* start *

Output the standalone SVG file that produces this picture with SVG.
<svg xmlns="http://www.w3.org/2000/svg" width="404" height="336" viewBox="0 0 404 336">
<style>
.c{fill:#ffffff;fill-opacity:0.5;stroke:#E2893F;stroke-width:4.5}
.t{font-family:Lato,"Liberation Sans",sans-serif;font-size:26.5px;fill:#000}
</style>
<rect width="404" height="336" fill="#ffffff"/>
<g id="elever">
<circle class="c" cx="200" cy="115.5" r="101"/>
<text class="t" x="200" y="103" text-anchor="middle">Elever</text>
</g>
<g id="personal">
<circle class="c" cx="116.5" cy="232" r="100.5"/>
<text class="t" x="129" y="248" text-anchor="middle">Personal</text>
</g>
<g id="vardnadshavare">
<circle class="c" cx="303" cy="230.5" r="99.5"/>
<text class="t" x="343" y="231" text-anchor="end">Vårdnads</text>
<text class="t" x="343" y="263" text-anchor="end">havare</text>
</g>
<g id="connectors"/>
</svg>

* end *

Each line of the material should be duplicated exactly, please.

Output the standalone SVG file that produces this picture with SVG.
<svg xmlns="http://www.w3.org/2000/svg" width="404" height="336" viewBox="0 0 404 336">
<style>
.c{fill:#ffffff;fill-opacity:0.5;stroke:#E2893F;stroke-width:4.5}
.t{font-family:Lato,"Liberation Sans",sans-serif;font-size:26.5px;fill:#000}
</style>
<rect width="404" height="336" fill="#ffffff"/>
<g id="elever">
<circle class="c" cx="200" cy="115.5" r="101"/>
<text class="t" x="200" y="103" text-anchor="middle">Elever</text>
</g>
<g id="personal">
<circle class="c" cx="116.5" cy="232" r="100.5"/>
<text class="t" x="129" y="248" text-anchor="middle">Personal</text>
</g>
<g id="vardnadshavare">
<circle class="c" cx="303" cy="230.5" r="99.5"/>
<text class="t" x="343" y="231" text-anchor="end">Vårdnads</text>
<text class="t" x="343" y="263" text-anchor="end">havare</text>
</g>
<g id="connectors"/>
</svg>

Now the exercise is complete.